Inorganic chemists Polly L. Arnold and Jason B. Love at Scotland's University of Edinburgh and colleagues show that when (UO2)2+ is enmeshed within an inflexible jaw-shaped ligand (shown), the ion's electronic structure is altered sufficiently to make its normally inert oxygens reactive enough to cleave Si-N and Si-C bonds (Nature 2008, 451, 315).

The discovery has potential for helping to solve problems of pervasive uranium contamination around nuclear power plants and might be generalized to include the uranyl ion's cousins, the radioactive plutonyl and neptunyl ions.

"This represents a sea change in uranium chemistry," notes James M. Boncella, an inorganic chemist at Los Alamos National Laboratory, in a piece accompanying the report.

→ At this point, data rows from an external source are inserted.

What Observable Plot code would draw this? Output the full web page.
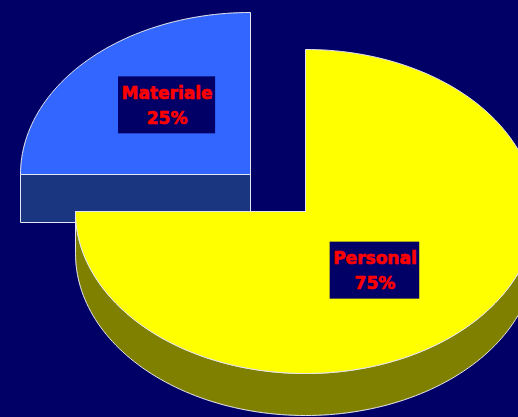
<!DOCTYPE html>
<html>
<head>
<meta charset="utf-8">
<script src="https://cdn.jsdelivr.net/npm/d3@7"></script>
<script src="https://cdn.jsdelivr.net/npm/@observablehq/plot@0.6"></script>
<style>
  html, body { margin: 0; padding: 0; background: #000066; overflow: hidden; }
  #chart svg { display: block; }
</style>
</head>
<body>
<div id="chart"></div>
<script>
// ---- data ----
const categories = ["Materiale", "Personal"];
const values = [25, 75];
const topColors = ["#3366FF", "#FFFF00"];
const sideColors = ["#1B3681", "#808000"];
const labelFill = "#FF0000";
const background = "#000066";

// ---- layout / style constants ----
const W = 518, H = 417;
const CX = 305, CY = 211, RX = 230, RY = 162;   // pie ellipse in pixels
const depths = [48 / RY, 42 / RY];               // extrusion in y-units
const explode = [[-55 / RX, 37 / RY], [0, 0]];   // slice offsets
const fontSize = 17;
const font = `bold ${fontSize}px "DejaVu Sans"`;

// ---- geometry in unit space (x: cos, y: sin) ----
const total = d3.sum(values);
let a = Math.PI / 2;
const slices = categories.map((c, i) => {
  const a0 = a;
  const a1 = a + (values[i] / total) * 2 * Math.PI;
  a = a1;
  return {category: c, value: values[i], i, a0, a1, ox: explode[i][0], oy: explode[i][1], depth: depths[i]};
});

function arc(s, lo, hi, dz) {
  const n = Math.max(2, Math.ceil((hi - lo) / (2 * Math.PI) * 240));
  const pts = [];
  for (let k = 0; k <= n; k++) {
    const t = lo + (hi - lo) * k / n;
    pts.push({x: s.ox + Math.cos(t), y: s.oy + Math.sin(t) - dz});
  }
  return pts;
}

const tops = [], walls = [], faces = [];
slices.forEach(s => {
  const c = {x: s.ox, y: s.oy};
  const depth = s.depth;
  // top face
  tops.push({i: s.i, pts: [c, ...arc(s, s.a0, s.a1, 0), c]});
  // outer (front-facing) wall
  for (let k = 0; k < 2; k++) {
    const lo = Math.max(s.a0, Math.PI + 2 * Math.PI * k);
    const hi = Math.min(s.a1, 2 * Math.PI + 2 * Math.PI * k);
    if (hi > lo) {
      const up = arc(s, lo, hi, 0);
      const dn = arc(s, lo, hi, depth).reverse();
      walls.push({i: s.i, pts: [...up, ...dn, up[0]]});
    }
  }
  // radial faces
  const radial = t => {
    const e = {x: s.ox + Math.cos(t), y: s.oy + Math.sin(t)};
    return [c, e, {x: e.x, y: e.y - depth}, {x: c.x, y: c.y - depth}, c];
  };
  if (Math.cos(s.a0) > 1e-9) faces.push({i: s.i, pts: radial(s.a0)});
  if (Math.cos(s.a1) < -1e-9) faces.push({i: s.i, pts: radial(s.a1)});
});

// back-to-front order: slices further back (larger y offset) first
const order = slices.slice().sort((p, q) => q.oy - p.oy).map(s => s.i);

const flat = (list, i, kind) =>
  list.filter(d => d.i === i).flatMap((d, j) => d.pts.map(p => ({...p, key: kind + i + "_" + j})));

const edge = "#E6E6EE";
const marks = [];
order.forEach(i => {
  marks.push(Plot.line(flat(faces, i, "f"), {x: "x", y: "y", z: "key", fill: sideColors[i], stroke: edge, strokeWidth: 1, curve: "linear"}));
  marks.push(Plot.line(flat(walls, i, "w"), {x: "x", y: "y", z: "key", fill: sideColors[i], stroke: edge, strokeWidth: 1, curve: "linear"}));
  marks.push(Plot.line(flat(tops, i, "t"), {x: "x", y: "y", z: "key", fill: topColors[i], stroke: edge, strokeWidth: 1, curve: "linear"}));
});

// labels
const ctx = document.createElement("canvas").getContext("2d");
ctx.font = font;
const labels = slices.map(s => {
  const mid = (s.a0 + s.a1) / 2;
  const lines = [s.category, `${Math.round(s.value / total * 100)}%`];
  const tw = d3.max(lines, l => ctx.measureText(l).width);
  const bw = (tw + 6) / RX, bh = 57 / RY;
  const x = s.ox + 0.47 * Math.cos(mid);
  const y = s.oy + 0.56 * Math.sin(mid);
  return {text: lines.join("\n"), x, y, x1: x - bw / 2, x2: x + bw / 2, y1: y - bh / 2, y2: y + bh / 2};
});
marks.push(Plot.rect(labels, {x1: "x1", x2: "x2", y1: "y1", y2: "y2", fill: background, dx: -7, dy: -5}));
marks.push(Plot.text(labels, {
  x: "x", y: "y", text: "text", dx: -7, dy: -7,
  fill: labelFill, stroke: labelFill, strokeWidth: 0.6,
  fontSize, fontWeight: "bold", fontFamily: "DejaVu Sans",
  lineHeight: 25 / fontSize, textAnchor: "middle"
}));

const chart = Plot.plot({
  width: W, height: H, margin: 0,
  x: {domain: [-CX / RX, (W - CX) / RX], axis: null},
  y: {domain: [(CY - H) / RY, CY / RY], axis: null},
  style: {background, overflow: "hidden"},
  marks
});
document.getElementById("chart").appendChild(chart);
</script>
</body>
</html>
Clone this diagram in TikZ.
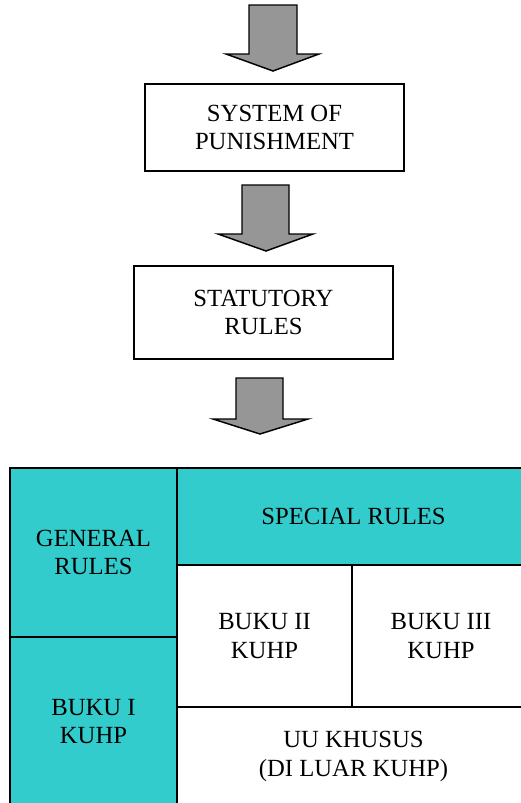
\documentclass[tikz,border=0pt]{standalone}
\usepackage{fontspec}
\setmainfont{Liberation Serif}
\definecolor{tealfill}{RGB}{51,204,204}
\definecolor{arrowgray}{RGB}{150,150,150}
\begin{document}
\begin{tikzpicture}[x=0.75pt,y=-0.75pt,
  every node/.style={font=\fontsize{18.5}{21.5}\selectfont, align=center, inner sep=0pt, outer sep=0pt},
  box/.style={draw=black, line width=1.4pt, fill=white, rectangle},
  cell/.style={draw=black, line width=1.4pt, rectangle},
  tealcell/.style={cell, fill=tealfill},
  whitecell/.style={cell, fill=white},
  blockarrow/.style={draw=black, line width=1.1pt, fill=arrowgray, line join=miter}]
\useasboundingbox (0,0) rectangle (521,803);
\clip (0,0) rectangle (521,803);
\fill[white] (0,0) rectangle (521,803);

% top boxes
\node[box, minimum width=194.25pt, minimum height=65.25pt] (sys) at (274.5,127.5) {SYSTEM OF\\PUNISHMENT};
\node[box, minimum width=194.25pt, minimum height=69.75pt] (stat) at (263.5,312.5) {STATUTORY\\RULES};

% block arrows
\draw[blockarrow] (249,5) -- (297,5) -- (297,54) -- (319,54) -- (273,71) -- (226,54) -- (249,54) -- cycle;
\draw[blockarrow] (242,185) -- (289,185) -- (289,234) -- (313,234) -- (266,251) -- (218,234) -- (242,234) -- cycle;
\draw[blockarrow] (236,378) -- (283,378) -- (283,419) -- (308,419) -- (260,434) -- (213,419) -- (236,419) -- cycle;

% grid
\node[tealcell, minimum width=125.25pt, minimum height=126.75pt] (general) at (93.5,552.5) {GENERAL\\RULES};
\node[tealcell, minimum width=125.25pt, minimum height=126.75pt] (bukuI) at (93.5,721.5) {BUKU I\\KUHP};
\node[tealcell, minimum width=264.75pt, minimum height=72.75pt] (special) at (353.5,516.5) {SPECIAL RULES};
\node[whitecell, minimum width=131.25pt, minimum height=106.5pt] (bukuII) at (264.5,636) {BUKU II\\KUHP};
\node[whitecell, minimum width=133.5pt, minimum height=106.5pt] (bukuIII) at (441,636) {BUKU III\\KUHP};
\node[whitecell, minimum width=264.75pt, minimum height=74.25pt] (uu) at (353.5,756.5) {UU KHUSUS\\(DI LUAR KUHP)};
\end{tikzpicture}
\end{document}
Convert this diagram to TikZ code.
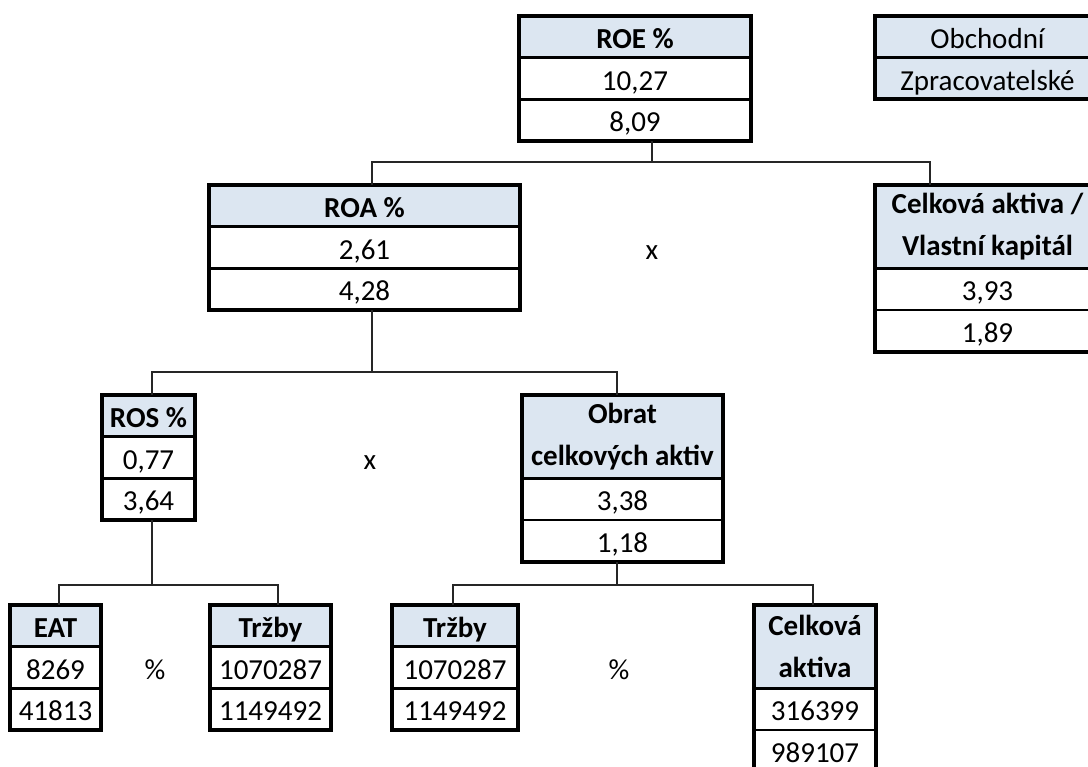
\documentclass[tikz,border=0pt]{standalone}
\usepackage{fontspec}
\setmainfont{Carlito}
\definecolor{hdrblue}{HTML}{DCE6F1}
\newcommand{\cellfont}{\fontsize{29}{41.7}\selectfont}
\tikzset{
  boxbase/.style={rectangle, anchor=north west, inner sep=0pt, outer sep=0pt,
    draw=black, line width=2.4pt, font=\cellfont},
  cell/.style={boxbase, minimum height=41.7pt, text height=26pt, text depth=3pt},
  val/.style={cell, fill=white},
  hdr/.style={cell, fill=hdrblue, font=\cellfont\bfseries},
  hdrtwo/.style={boxbase, minimum height=83.4pt, fill=hdrblue, align=center,
    font=\cellfont\bfseries},
  legendcell/.style={cell, fill=hdrblue},
  frame/.style={draw=black, line width=4pt},
  hsep/.style={draw=black, line width=3.2pt},
  link/.style={draw=black!85, line width=1.8pt},
  op/.style={inner sep=0pt, font=\cellfont, text height=26pt, text depth=3pt,
    minimum height=41.7pt}
}
\begin{document}
\begin{tikzpicture}[x=1pt, y=-1pt]
\useasboundingbox (0,0) rectangle (1088,767);
\clip (0,0) rectangle (1088,767);

% bus coordinates of the connector tree
\coordinate (b1m) at (652,162);
\coordinate (b1l) at (372,162);
\coordinate (b1r) at (930,162);
\coordinate (b2m) at (372,372);
\coordinate (b2l) at (152,372);
\coordinate (b2r) at (617,372);
\coordinate (b3m) at (152,585);
\coordinate (b3l) at (59,585);
\coordinate (b3r) at (278,585);
\coordinate (b4m) at (617,585);
\coordinate (b4l) at (453,585);
\coordinate (b4r) at (813,585);

% ROE
\node[hdr, minimum width=232pt] (roe-h) at (519,16) {ROE \%};
\node[val, minimum width=232pt] (roe-a) at (roe-h.south west) {10,27};
\node[val, minimum width=232pt] (roe-b) at (roe-a.south west) {8,09};
\draw[hsep] (roe-h.south west) -- (roe-h.south east);
\draw[frame] (roe-h.north west) rectangle (roe-b.south east);

% legend
\node[legendcell, minimum width=225pt] (leg-a) at (875,16) {Obchodní};
\node[legendcell, minimum width=225pt] (leg-b) at (leg-a.south west) {Zpracovatelské};
\draw[frame] (leg-a.north west) rectangle (leg-b.south east);

% ROA
\node[hdr, minimum width=311pt] (roa-h) at (209,185) {ROA \%};
\node[val, minimum width=311pt] (roa-a) at (roa-h.south west) {2,61};
\node[val, minimum width=311pt] (roa-b) at (roa-a.south west) {4,28};
\draw[hsep] (roa-h.south west) -- (roa-h.south east);
\draw[frame] (roa-h.north west) rectangle (roa-b.south east);

% Celkova aktiva / Vlastni kapital
\node[hdrtwo, minimum width=225pt] (cvk-h) at (875,185) {Celková aktiva /\\Vlastní kapitál};
\node[val, minimum width=225pt] (cvk-a) at (cvk-h.south west) {3,93};
\node[val, minimum width=225pt] (cvk-b) at (cvk-a.south west) {1,89};
\draw[hsep] (cvk-h.south west) -- (cvk-h.south east);
\draw[frame] (cvk-h.north west) rectangle (cvk-b.south east);

% ROS
\node[hdr, minimum width=93pt] (ros-h) at (102,395) {ROS \%};
\node[val, minimum width=93pt] (ros-a) at (ros-h.south west) {0,77};
\node[val, minimum width=93pt] (ros-b) at (ros-a.south west) {3,64};
\draw[hsep] (ros-h.south west) -- (ros-h.south east);
\draw[frame] (ros-h.north west) rectangle (ros-b.south east);

% Obrat celkovych aktiv
\node[hdrtwo, minimum width=201pt] (obr-h) at (522,395) {Obrat\\celkových aktiv};
\node[val, minimum width=201pt] (obr-a) at (obr-h.south west) {3,38};
\node[val, minimum width=201pt] (obr-b) at (obr-a.south west) {1,18};
\draw[hsep] (obr-h.south west) -- (obr-h.south east);
\draw[frame] (obr-h.north west) rectangle (obr-b.south east);

% EAT
\node[hdr, minimum width=91pt] (eat-h) at (10,605) {EAT};
\node[val, minimum width=91pt] (eat-a) at (eat-h.south west) {8269};
\node[val, minimum width=91pt] (eat-b) at (eat-a.south west) {41813};
\draw[hsep] (eat-h.south west) -- (eat-h.south east);
\draw[frame] (eat-h.north west) rectangle (eat-b.south east);

% Trzby (left)
\node[hdr, minimum width=121pt] (tr1-h) at (210,605) {Tržby};
\node[val, minimum width=121pt] (tr1-a) at (tr1-h.south west) {1070287};
\node[val, minimum width=121pt] (tr1-b) at (tr1-a.south west) {1149492};
\draw[hsep] (tr1-h.south west) -- (tr1-h.south east);
\draw[frame] (tr1-h.north west) rectangle (tr1-b.south east);

% Trzby (right)
\node[hdr, minimum width=126pt] (tr2-h) at (392,605) {Tržby};
\node[val, minimum width=126pt] (tr2-a) at (tr2-h.south west) {1070287};
\node[val, minimum width=126pt] (tr2-b) at (tr2-a.south west) {1149492};
\draw[hsep] (tr2-h.south west) -- (tr2-h.south east);
\draw[frame] (tr2-h.north west) rectangle (tr2-b.south east);

% Celkova aktiva
\node[hdrtwo, minimum width=122pt] (cak-h) at (754,605) {Celková\\aktiva};
\node[val, minimum width=122pt] (cak-a) at (cak-h.south west) {316399};
\node[val, minimum width=122pt] (cak-b) at (cak-a.south west) {989107};
\draw[hsep] (cak-h.south west) -- (cak-h.south east);
\draw[frame] (cak-h.north west) rectangle (cak-b.south east);

% operators between the boxes
\node[op] (op-x1) at (652,247.55) {x};
\node[op] (op-x2) at (370,457.55) {x};
\node[op] (op-p1) at (155,667.55) {\%};
\node[op] (op-p2) at (619,667.55) {\%};

% connector tree
\draw[link] (roe-b.south -| b1m) -- (b1m);
\draw[link] (roa-h.north -| b1l) -- (b1l) -- (b1r) -- (cvk-h.north -| b1r);
\draw[link] (roa-b.south -| b2m) -- (b2m);
\draw[link] (ros-h.north -| b2l) -- (b2l) -- (b2r) -- (obr-h.north -| b2r);
\draw[link] (ros-b.south -| b3m) -- (b3m);
\draw[link] (eat-h.north -| b3l) -- (b3l) -- (b3r) -- (tr1-h.north -| b3r);
\draw[link] (obr-b.south -| b4m) -- (b4m);
\draw[link] (tr2-h.north -| b4l) -- (b4l) -- (b4r) -- (cak-h.north -| b4r);
\end{tikzpicture}
\end{document}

Relativistic effects in the heavy uranium atom make some of its nonvalence electrons available for tight bonding with two oxygen atoms. For the most part, chemists have succeeded only in designing ligands that bind to the uranium atom.

However, Arnold and Love recently uncovered the ion's O-reacting potential, showing that a uranium-bound uranyl complex reacts with transition-metal silylamides (J. Am. Chem. Soc. 2006, 128, 9610). The uranium atom is coordinated within the upper portion of the open-jaw-shaped complex. One of the uranyl oxygens sticks up out of it, while the other oxygen sticks down into the mouth of the jaw and can form a bond with a transition-metal atom in the lower jaw segment.

The researchers now show that when the same uranium-bound uranyl complex reacts with potassium hydride, silanes, and transition-metal halides, the protruding oxygen becomes capable of abstracting and binding a Si(CH3)3 group.

The work "provides another example of an emerging body of research showing that a much broader envelope of actinide chemistry can be accessed than previously thought possible," says Gary S. Groenewold, an inorganic chemist at Idaho National Laboratory.